* _WHAT NEEDS TO BE DONE_
Return the records from the first line through the line containing "295, 294, 293, 292, 295, 296, 296]", and leave out the pictures.

<<<<

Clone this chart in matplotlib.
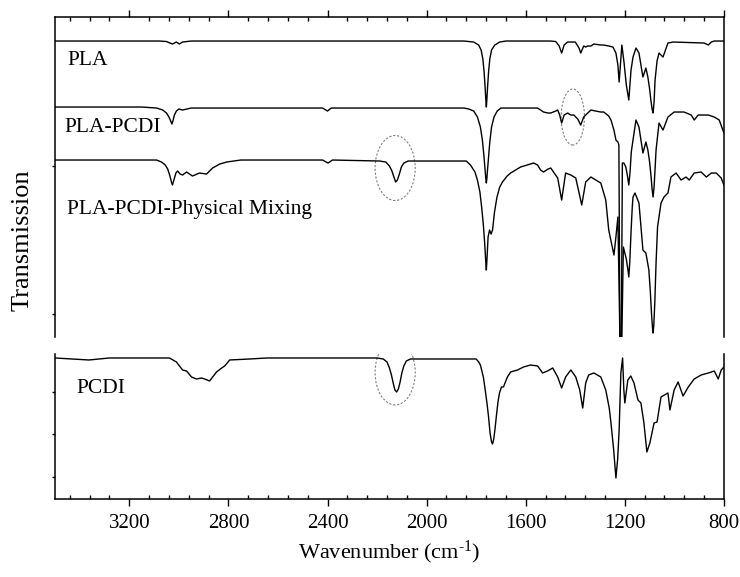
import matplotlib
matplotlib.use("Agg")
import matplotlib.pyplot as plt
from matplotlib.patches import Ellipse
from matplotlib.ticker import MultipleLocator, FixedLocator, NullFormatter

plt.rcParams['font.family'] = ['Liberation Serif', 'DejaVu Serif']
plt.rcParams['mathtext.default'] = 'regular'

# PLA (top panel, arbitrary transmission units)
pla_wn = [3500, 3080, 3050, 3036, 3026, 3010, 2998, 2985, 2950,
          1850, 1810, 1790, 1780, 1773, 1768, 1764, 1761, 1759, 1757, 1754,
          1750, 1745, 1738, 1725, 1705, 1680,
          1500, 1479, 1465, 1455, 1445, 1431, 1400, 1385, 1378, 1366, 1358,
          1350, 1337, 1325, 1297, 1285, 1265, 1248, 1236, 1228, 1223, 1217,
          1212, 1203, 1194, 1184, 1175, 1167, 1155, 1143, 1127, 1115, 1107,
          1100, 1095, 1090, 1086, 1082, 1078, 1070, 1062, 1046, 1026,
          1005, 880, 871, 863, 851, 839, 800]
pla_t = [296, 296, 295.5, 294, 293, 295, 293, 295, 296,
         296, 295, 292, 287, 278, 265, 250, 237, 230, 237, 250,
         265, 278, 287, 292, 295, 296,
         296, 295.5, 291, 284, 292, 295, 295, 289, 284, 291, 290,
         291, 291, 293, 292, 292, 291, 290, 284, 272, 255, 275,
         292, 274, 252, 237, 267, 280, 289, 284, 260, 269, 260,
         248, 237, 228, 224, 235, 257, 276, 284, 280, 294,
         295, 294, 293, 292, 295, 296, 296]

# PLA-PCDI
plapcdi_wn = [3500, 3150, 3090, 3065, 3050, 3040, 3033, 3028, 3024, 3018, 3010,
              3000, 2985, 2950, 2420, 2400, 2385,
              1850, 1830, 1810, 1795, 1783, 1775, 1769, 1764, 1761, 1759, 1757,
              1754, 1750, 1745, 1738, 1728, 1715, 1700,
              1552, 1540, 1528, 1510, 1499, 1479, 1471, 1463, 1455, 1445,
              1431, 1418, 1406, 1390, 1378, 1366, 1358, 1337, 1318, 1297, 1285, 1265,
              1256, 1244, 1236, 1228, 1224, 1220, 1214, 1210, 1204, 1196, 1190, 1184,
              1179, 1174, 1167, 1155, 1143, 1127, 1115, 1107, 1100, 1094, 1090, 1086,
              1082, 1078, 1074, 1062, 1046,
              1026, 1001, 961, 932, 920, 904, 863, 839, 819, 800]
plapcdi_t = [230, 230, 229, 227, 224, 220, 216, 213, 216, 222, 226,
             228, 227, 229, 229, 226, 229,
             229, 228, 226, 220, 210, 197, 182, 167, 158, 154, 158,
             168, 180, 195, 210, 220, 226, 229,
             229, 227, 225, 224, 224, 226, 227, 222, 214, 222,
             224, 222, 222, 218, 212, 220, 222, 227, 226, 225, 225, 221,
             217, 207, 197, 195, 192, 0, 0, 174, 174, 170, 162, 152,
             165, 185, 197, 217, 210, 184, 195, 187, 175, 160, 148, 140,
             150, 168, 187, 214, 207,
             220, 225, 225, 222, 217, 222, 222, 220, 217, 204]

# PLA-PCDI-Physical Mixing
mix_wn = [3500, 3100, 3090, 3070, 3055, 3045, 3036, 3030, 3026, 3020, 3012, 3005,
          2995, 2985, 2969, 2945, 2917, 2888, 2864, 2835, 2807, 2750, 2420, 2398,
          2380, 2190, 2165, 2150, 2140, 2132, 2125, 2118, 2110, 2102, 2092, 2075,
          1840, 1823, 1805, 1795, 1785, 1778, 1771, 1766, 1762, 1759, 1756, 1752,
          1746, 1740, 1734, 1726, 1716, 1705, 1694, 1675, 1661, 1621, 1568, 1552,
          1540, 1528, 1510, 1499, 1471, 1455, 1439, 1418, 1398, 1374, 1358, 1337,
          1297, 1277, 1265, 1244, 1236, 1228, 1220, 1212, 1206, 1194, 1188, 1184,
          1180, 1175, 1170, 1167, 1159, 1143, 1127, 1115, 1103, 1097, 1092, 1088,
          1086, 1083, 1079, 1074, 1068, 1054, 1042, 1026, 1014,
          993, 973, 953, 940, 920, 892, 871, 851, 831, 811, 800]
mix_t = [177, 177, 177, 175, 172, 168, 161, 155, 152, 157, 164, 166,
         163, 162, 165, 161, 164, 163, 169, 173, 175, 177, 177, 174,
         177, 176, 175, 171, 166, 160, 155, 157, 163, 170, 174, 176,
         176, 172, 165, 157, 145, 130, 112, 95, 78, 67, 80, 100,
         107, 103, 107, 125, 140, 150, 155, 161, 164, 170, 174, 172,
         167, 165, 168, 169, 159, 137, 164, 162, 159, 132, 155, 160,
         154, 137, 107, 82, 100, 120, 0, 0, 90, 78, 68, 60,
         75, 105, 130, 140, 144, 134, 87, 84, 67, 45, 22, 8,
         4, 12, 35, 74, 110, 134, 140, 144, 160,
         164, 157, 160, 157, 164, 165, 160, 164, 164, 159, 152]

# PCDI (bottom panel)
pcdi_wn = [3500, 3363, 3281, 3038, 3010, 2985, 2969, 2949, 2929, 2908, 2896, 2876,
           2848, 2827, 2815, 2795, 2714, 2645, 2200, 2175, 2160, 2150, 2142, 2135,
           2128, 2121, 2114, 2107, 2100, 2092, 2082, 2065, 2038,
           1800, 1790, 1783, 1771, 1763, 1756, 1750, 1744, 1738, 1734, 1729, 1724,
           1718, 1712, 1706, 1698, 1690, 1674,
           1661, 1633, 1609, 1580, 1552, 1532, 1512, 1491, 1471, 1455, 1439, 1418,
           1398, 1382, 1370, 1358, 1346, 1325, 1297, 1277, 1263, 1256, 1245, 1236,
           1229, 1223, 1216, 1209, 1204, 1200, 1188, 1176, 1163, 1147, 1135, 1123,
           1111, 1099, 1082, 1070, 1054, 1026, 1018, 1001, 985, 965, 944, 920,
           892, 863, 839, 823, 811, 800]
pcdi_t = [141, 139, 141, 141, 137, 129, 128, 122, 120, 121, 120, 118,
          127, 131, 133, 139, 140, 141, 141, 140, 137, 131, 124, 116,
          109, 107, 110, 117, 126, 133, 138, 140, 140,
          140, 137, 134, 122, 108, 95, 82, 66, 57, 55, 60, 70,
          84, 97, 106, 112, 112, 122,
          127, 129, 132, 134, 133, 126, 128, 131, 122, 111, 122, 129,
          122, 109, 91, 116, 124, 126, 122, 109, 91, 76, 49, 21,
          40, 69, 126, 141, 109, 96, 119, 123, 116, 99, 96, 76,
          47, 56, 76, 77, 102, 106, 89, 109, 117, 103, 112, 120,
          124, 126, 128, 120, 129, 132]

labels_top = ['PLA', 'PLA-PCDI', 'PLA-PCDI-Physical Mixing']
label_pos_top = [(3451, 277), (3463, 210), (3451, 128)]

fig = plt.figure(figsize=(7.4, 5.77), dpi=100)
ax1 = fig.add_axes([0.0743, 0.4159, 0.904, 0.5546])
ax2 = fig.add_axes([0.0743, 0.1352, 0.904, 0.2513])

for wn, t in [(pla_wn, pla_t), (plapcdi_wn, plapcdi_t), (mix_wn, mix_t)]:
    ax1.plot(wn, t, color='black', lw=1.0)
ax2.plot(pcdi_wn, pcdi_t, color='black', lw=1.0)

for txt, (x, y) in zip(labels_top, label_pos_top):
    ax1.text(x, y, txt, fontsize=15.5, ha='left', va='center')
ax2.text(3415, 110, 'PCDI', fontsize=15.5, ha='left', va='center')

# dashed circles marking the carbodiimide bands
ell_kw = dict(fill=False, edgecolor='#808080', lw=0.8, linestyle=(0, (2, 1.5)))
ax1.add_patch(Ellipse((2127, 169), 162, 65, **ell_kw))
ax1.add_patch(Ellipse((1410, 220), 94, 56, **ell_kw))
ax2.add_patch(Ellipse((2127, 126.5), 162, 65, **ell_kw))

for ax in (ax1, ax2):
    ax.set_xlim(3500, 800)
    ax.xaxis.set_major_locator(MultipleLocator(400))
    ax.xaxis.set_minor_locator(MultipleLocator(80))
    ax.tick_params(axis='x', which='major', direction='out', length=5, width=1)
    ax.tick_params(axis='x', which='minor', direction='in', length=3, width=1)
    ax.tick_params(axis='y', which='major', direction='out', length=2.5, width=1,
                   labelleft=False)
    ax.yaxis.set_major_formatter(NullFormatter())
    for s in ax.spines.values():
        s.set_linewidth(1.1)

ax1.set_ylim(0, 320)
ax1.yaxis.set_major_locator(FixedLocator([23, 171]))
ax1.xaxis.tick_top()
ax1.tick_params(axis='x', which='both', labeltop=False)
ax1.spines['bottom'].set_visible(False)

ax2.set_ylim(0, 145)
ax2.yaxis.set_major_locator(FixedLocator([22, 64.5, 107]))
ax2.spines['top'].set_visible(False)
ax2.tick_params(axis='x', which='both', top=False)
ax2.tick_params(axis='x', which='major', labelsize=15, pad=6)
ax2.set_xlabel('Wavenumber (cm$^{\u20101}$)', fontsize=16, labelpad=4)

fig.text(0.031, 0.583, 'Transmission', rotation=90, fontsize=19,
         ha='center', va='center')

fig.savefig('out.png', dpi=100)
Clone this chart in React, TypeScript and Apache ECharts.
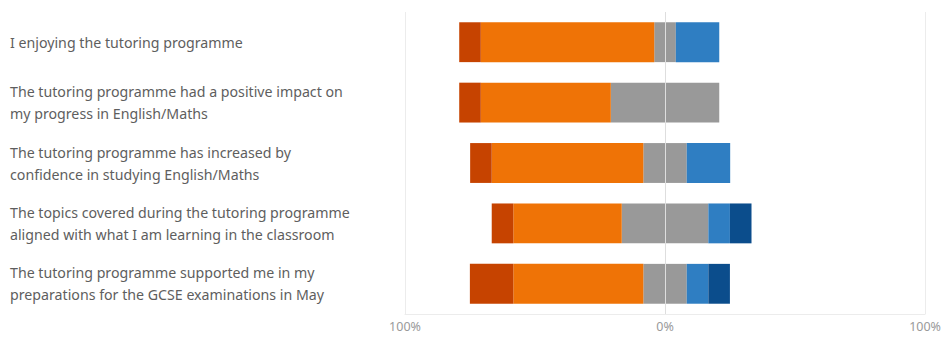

>>>>

* _REPLY_
Clone this chart in matplotlib.
import matplotlib
matplotlib.use("Agg")
import matplotlib.pyplot as plt
from matplotlib.patches import Ellipse
from matplotlib.ticker import MultipleLocator, FixedLocator, NullFormatter

plt.rcParams['font.family'] = ['Liberation Serif', 'DejaVu Serif']
plt.rcParams['mathtext.default'] = 'regular'

# PLA (top panel, arbitrary transmission units)
pla_wn = [3500, 3080, 3050, 3036, 3026, 3010, 2998, 2985, 2950,
          1850, 1810, 1790, 1780, 1773, 1768, 1764, 1761, 1759, 1757, 1754,
          1750, 1745, 1738, 1725, 1705, 1680,
          1500, 1479, 1465, 1455, 1445, 1431, 1400, 1385, 1378, 1366, 1358,
          1350, 1337, 1325, 1297, 1285, 1265, 1248, 1236, 1228, 1223, 1217,
          1212, 1203, 1194, 1184, 1175, 1167, 1155, 1143, 1127, 1115, 1107,
          1100, 1095, 1090, 1086, 1082, 1078, 1070, 1062, 1046, 1026,
          1005, 880, 871, 863, 851, 839, 800]
pla_t = [296, 296, 295.5, 294, 293, 295, 293, 295, 296,
         296, 295, 292, 287, 278, 265, 250, 237, 230, 237, 250,
         265, 278, 287, 292, 295, 296,
         296, 295.5, 291, 284, 292, 295, 295, 289, 284, 291, 290,
         291, 291, 293, 292, 292, 291, 290, 284, 272, 255, 275,
         292, 274, 252, 237, 267, 280, 289, 284, 260, 269, 260,
         248, 237, 228, 224, 235, 257, 276, 284, 280, 294,
         295, 294, 293, 292, 295, 296, 296]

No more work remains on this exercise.